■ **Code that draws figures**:
- - - - - - -

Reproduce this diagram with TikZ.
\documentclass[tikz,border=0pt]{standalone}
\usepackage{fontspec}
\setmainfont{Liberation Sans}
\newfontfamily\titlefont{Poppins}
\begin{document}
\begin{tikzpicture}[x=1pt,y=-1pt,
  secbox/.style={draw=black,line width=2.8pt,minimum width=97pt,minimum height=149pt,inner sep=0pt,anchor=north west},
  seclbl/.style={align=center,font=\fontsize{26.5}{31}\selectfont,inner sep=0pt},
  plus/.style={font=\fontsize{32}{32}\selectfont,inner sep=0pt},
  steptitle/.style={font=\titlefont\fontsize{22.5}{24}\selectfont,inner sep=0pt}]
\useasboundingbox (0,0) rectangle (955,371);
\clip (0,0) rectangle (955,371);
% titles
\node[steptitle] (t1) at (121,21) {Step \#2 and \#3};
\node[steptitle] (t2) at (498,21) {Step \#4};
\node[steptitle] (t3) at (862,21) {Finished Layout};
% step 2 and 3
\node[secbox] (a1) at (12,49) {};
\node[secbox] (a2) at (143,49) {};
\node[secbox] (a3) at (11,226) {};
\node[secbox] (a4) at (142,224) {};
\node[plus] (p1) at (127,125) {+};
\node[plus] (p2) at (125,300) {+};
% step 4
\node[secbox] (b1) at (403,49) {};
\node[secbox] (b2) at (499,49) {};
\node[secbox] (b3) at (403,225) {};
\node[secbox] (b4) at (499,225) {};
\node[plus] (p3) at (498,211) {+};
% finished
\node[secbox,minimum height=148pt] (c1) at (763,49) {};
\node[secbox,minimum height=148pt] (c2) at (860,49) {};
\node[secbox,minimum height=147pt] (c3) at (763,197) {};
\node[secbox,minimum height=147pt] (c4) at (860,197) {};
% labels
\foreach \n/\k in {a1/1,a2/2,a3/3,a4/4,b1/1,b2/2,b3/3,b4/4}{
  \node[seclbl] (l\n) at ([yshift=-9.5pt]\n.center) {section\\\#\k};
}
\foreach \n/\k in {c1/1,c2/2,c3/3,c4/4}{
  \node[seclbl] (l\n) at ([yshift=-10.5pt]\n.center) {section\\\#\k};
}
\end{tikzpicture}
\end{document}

- - - - - - -

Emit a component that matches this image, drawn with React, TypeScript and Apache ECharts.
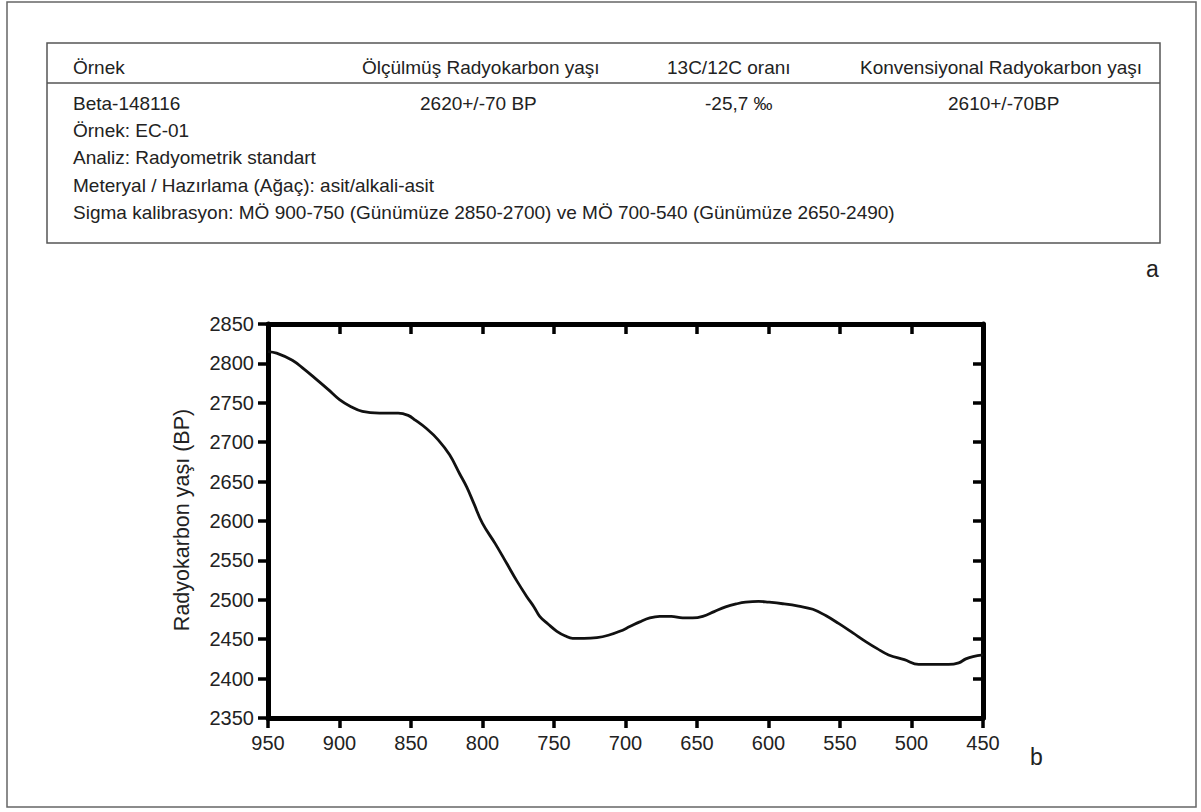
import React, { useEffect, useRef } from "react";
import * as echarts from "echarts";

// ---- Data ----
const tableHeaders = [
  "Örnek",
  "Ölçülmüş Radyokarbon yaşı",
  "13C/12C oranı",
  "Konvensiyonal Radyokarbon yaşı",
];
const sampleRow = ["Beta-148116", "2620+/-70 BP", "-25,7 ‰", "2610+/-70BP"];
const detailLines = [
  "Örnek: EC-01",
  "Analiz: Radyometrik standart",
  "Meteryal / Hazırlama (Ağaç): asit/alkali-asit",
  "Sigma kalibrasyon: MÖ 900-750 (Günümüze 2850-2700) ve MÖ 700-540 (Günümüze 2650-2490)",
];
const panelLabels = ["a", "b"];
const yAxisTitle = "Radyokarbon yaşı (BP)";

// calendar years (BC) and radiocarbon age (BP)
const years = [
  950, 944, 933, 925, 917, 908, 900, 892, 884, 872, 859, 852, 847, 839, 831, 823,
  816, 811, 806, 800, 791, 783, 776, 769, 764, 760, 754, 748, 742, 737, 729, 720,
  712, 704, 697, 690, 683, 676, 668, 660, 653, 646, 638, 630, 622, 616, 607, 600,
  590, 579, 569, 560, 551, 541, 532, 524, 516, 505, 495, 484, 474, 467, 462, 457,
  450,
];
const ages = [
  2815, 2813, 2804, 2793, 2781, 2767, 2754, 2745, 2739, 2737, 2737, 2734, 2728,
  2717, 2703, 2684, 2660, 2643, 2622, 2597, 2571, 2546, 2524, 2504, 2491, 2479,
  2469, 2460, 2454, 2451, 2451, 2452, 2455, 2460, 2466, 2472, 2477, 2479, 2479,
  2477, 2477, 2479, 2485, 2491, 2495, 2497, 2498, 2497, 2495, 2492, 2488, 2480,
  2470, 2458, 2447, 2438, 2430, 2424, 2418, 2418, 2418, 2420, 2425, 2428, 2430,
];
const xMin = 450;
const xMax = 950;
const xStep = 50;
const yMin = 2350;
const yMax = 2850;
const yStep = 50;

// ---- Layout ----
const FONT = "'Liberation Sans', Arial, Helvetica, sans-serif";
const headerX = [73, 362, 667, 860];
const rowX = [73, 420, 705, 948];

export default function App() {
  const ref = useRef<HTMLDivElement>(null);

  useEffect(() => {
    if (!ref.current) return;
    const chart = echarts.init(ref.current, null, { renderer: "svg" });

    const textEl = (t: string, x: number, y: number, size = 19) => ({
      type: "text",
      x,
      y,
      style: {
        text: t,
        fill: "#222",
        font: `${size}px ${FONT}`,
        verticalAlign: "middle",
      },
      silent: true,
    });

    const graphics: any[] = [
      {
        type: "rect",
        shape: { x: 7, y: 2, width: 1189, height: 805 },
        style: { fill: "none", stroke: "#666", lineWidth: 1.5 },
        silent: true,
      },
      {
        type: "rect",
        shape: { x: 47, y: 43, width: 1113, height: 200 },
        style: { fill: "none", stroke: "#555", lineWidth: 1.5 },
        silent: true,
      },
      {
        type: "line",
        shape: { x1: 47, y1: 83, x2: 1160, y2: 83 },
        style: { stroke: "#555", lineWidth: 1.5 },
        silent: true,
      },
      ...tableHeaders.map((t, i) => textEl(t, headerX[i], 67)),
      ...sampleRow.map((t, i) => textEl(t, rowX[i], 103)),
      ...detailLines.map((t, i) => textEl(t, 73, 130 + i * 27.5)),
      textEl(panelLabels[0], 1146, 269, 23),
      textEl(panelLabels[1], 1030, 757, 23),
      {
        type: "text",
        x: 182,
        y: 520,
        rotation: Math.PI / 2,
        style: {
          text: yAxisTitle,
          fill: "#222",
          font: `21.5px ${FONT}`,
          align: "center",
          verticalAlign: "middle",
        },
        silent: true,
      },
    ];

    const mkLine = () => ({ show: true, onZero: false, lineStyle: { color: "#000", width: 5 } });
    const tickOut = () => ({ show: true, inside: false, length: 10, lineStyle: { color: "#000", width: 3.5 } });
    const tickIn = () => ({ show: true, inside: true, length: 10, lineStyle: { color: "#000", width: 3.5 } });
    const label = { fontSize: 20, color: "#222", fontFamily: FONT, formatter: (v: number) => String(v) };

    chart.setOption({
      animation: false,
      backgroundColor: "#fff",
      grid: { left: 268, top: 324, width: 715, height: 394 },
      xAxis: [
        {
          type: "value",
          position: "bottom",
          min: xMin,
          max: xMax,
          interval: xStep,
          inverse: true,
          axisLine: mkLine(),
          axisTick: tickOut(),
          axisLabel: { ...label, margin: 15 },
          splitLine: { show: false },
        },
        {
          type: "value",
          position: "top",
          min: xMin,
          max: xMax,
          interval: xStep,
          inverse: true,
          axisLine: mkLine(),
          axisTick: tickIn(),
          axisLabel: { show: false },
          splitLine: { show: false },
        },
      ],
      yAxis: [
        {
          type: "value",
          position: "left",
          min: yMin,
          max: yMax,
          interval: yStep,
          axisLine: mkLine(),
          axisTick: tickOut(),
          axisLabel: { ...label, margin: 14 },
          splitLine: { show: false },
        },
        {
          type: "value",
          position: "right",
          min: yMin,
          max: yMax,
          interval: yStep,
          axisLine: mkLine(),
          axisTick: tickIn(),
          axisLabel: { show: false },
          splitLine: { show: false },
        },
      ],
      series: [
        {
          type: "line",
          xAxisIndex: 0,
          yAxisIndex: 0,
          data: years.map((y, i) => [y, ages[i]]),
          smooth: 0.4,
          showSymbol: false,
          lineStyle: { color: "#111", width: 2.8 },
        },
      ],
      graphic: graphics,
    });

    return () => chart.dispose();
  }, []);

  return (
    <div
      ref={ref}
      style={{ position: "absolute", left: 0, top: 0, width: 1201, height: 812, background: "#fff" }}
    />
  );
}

- - - - - - -

■ **Given task**: Find every line with "this" in the listing and state how many there are, nothing else.

■ **Result**: 2